# STATED GOAL:
Copy the material that follows word for word and omit its pictures.

Start of DATA LINES

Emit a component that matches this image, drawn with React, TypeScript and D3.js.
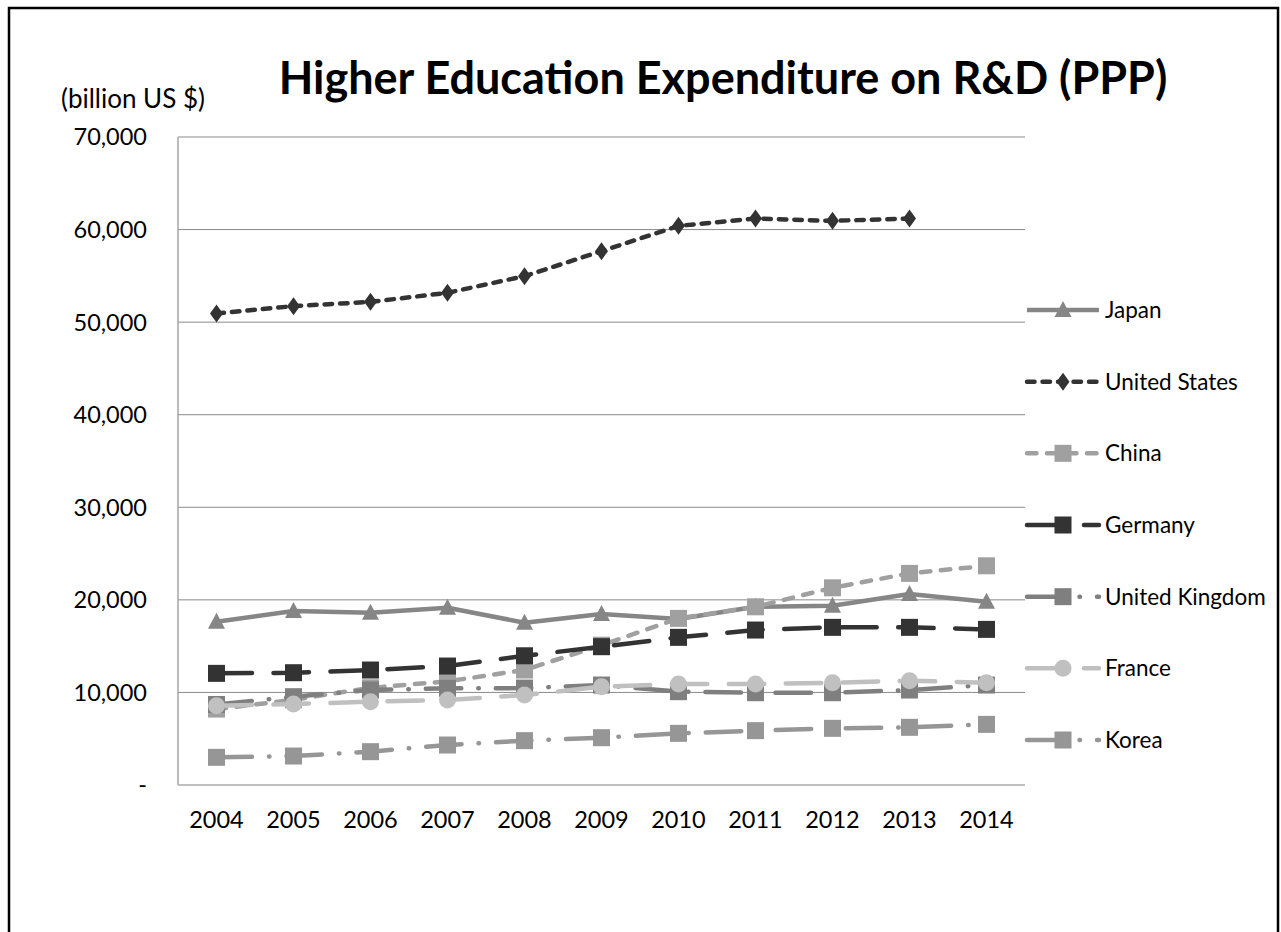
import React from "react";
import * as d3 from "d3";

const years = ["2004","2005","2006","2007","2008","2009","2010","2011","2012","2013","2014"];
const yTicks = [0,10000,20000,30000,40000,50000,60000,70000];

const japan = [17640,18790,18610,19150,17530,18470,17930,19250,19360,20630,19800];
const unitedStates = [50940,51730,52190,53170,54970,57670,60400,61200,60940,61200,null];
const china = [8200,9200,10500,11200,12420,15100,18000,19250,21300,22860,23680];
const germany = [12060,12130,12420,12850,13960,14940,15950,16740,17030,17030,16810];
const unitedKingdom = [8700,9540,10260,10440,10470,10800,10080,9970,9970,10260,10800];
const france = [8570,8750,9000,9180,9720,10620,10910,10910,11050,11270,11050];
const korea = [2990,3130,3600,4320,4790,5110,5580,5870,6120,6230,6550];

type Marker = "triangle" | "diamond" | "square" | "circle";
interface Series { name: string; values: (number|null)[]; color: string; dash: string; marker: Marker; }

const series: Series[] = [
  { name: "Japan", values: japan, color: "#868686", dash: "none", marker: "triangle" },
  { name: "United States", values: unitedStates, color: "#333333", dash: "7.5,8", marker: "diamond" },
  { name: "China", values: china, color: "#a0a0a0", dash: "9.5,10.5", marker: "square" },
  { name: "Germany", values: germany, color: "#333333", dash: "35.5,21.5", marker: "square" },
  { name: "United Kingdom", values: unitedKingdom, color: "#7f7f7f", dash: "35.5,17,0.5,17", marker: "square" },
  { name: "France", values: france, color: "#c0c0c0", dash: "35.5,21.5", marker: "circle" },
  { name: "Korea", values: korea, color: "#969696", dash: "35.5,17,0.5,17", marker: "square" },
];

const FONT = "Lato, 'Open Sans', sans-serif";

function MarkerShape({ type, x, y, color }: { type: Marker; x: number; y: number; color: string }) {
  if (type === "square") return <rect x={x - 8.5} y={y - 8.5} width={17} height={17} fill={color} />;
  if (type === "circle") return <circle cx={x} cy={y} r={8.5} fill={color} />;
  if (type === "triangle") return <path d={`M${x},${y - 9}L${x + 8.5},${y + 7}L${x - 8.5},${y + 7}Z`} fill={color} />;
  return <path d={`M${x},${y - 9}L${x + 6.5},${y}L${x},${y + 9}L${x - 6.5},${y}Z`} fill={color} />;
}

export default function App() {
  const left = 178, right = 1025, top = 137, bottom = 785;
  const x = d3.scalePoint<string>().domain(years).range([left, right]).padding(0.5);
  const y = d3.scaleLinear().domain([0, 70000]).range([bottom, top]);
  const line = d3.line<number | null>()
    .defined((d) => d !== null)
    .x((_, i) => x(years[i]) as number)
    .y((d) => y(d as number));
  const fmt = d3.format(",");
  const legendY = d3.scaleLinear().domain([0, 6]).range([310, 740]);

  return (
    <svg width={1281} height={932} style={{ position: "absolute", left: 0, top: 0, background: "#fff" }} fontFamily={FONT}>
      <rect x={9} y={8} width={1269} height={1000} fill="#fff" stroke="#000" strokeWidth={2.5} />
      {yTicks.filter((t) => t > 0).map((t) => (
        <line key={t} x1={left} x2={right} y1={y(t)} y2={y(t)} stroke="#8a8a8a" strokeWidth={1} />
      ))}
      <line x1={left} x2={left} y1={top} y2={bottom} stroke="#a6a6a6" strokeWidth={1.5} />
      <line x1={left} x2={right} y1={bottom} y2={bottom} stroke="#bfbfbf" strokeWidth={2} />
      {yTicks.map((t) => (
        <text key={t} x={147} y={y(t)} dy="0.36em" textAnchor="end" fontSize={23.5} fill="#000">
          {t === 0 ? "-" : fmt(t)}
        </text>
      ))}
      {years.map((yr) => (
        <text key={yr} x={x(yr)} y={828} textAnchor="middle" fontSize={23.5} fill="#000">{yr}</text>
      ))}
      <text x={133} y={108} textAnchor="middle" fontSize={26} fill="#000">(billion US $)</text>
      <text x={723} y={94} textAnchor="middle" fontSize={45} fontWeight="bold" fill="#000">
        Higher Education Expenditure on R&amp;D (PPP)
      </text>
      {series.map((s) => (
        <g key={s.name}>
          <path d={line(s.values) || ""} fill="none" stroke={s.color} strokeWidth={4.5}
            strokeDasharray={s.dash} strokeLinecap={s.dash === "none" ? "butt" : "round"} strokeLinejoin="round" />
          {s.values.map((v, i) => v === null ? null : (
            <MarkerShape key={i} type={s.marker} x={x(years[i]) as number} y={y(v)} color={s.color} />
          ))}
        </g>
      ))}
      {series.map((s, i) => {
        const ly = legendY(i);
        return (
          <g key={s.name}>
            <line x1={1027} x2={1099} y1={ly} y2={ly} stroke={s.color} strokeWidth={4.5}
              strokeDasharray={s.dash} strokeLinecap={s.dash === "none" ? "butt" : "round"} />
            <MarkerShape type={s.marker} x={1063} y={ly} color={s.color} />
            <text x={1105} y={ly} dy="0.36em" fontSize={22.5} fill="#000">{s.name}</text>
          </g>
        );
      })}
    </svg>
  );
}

End of DATA LINES

# EXERCISE OUTPUT:
Emit a component that matches this image, drawn with React, TypeScript and D3.js.
import React from "react";
import * as d3 from "d3";

const years = ["2004","2005","2006","2007","2008","2009","2010","2011","2012","2013","2014"];
const yTicks = [0,10000,20000,30000,40000,50000,60000,70000];

const japan = [17640,18790,18610,19150,17530,18470,17930,19250,19360,20630,19800];
const unitedStates = [50940,51730,52190,53170,54970,57670,60400,61200,60940,61200,null];
const china = [8200,9200,10500,11200,12420,15100,18000,19250,21300,22860,23680];
const germany = [12060,12130,12420,12850,13960,14940,15950,16740,17030,17030,16810];
const unitedKingdom = [8700,9540,10260,10440,10470,10800,10080,9970,9970,10260,10800];
const france = [8570,8750,9000,9180,9720,10620,10910,10910,11050,11270,11050];
const korea = [2990,3130,3600,4320,4790,5110,5580,5870,6120,6230,6550];

type Marker = "triangle" | "diamond" | "square" | "circle";
interface Series { name: string; values: (number|null)[]; color: string; dash: string; marker: Marker; }

const series: Series[] = [
  { name: "Japan", values: japan, color: "#868686", dash: "none", marker: "triangle" },
  { name: "United States", values: unitedStates, color: "#333333", dash: "7.5,8", marker: "diamond" },
  { name: "China", values: china, color: "#a0a0a0", dash: "9.5,10.5", marker: "square" },
  { name: "Germany", values: germany, color: "#333333", dash: "35.5,21.5", marker: "square" },
  { name: "United Kingdom", values: unitedKingdom, color: "#7f7f7f", dash: "35.5,17,0.5,17", marker: "square" },
  { name: "France", values: france, color: "#c0c0c0", dash: "35.5,21.5", marker: "circle" },
  { name: "Korea", values: korea, color: "#969696", dash: "35.5,17,0.5,17", marker: "square" },
];

const FONT = "Lato, 'Open Sans', sans-serif";

function MarkerShape({ type, x, y, color }: { type: Marker; x: number; y: number; color: string }) {
  if (type === "square") return <rect x={x - 8.5} y={y - 8.5} width={17} height={17} fill={color} />;
  if (type === "circle") return <circle cx={x} cy={y} r={8.5} fill={color} />;
  if (type === "triangle") return <path d={`M${x},${y - 9}L${x + 8.5},${y + 7}L${x - 8.5},${y + 7}Z`} fill={color} />;
  return <path d={`M${x},${y - 9}L${x + 6.5},${y}L${x},${y + 9}L${x - 6.5},${y}Z`} fill={color} />;
}

export default function App() {
  const left = 178, right = 1025, top = 137, bottom = 785;
  const x = d3.scalePoint<string>().domain(years).range([left, right]).padding(0.5);
  const y = d3.scaleLinear().domain([0, 70000]).range([bottom, top]);
  const line = d3.line<number | null>()
    .defined((d) => d !== null)
    .x((_, i) => x(years[i]) as number)
    .y((d) => y(d as number));
  const fmt = d3.format(",");
  const legendY = d3.scaleLinear().domain([0, 6]).range([310, 740]);

  return (
    <svg width={1281} height={932} style={{ position: "absolute", left: 0, top: 0, background: "#fff" }} fontFamily={FONT}>
      <rect x={9} y={8} width={1269} height={1000} fill="#fff" stroke="#000" strokeWidth={2.5} />
      {yTicks.filter((t) => t > 0).map((t) => (
        <line key={t} x1={left} x2={right} y1={y(t)} y2={y(t)} stroke="#8a8a8a" strokeWidth={1} />
      ))}
      <line x1={left} x2={left} y1={top} y2={bottom} stroke="#a6a6a6" strokeWidth={1.5} />
      <line x1={left} x2={right} y1={bottom} y2={bottom} stroke="#bfbfbf" strokeWidth={2} />
      {yTicks.map((t) => (
        <text key={t} x={147} y={y(t)} dy="0.36em" textAnchor="end" fontSize={23.5} fill="#000">
          {t === 0 ? "-" : fmt(t)}
        </text>
      ))}
      {years.map((yr) => (
        <text key={yr} x={x(yr)} y={828} textAnchor="middle" fontSize={23.5} fill="#000">{yr}</text>
      ))}
      <text x={133} y={108} textAnchor="middle" fontSize={26} fill="#000">(billion US $)</text>
      <text x={723} y={94} textAnchor="middle" fontSize={45} fontWeight="bold" fill="#000">
        Higher Education Expenditure on R&amp;D (PPP)
      </text>
      {series.map((s) => (
        <g key={s.name}>
          <path d={line(s.values) || ""} fill="none" stroke={s.color} strokeWidth={4.5}
            strokeDasharray={s.dash} strokeLinecap={s.dash === "none" ? "butt" : "round"} strokeLinejoin="round" />
          {s.values.map((v, i) => v === null ? null : (
            <MarkerShape key={i} type={s.marker} x={x(years[i]) as number} y={y(v)} color={s.color} />
          ))}
        </g>
      ))}
      {series.map((s, i) => {
        const ly = legendY(i);
        return (
          <g key={s.name}>
            <line x1={1027} x2={1099} y1={ly} y2={ly} stroke={s.color} strokeWidth={4.5}
              strokeDasharray={s.dash} strokeLinecap={s.dash === "none" ? "butt" : "round"} />
            <MarkerShape type={s.marker} x={1063} y={ly} color={s.color} />
            <text x={1105} y={ly} dy="0.36em" fontSize={22.5} fill="#000">{s.name}</text>
          </g>
        );
      })}
    </svg>
  );
}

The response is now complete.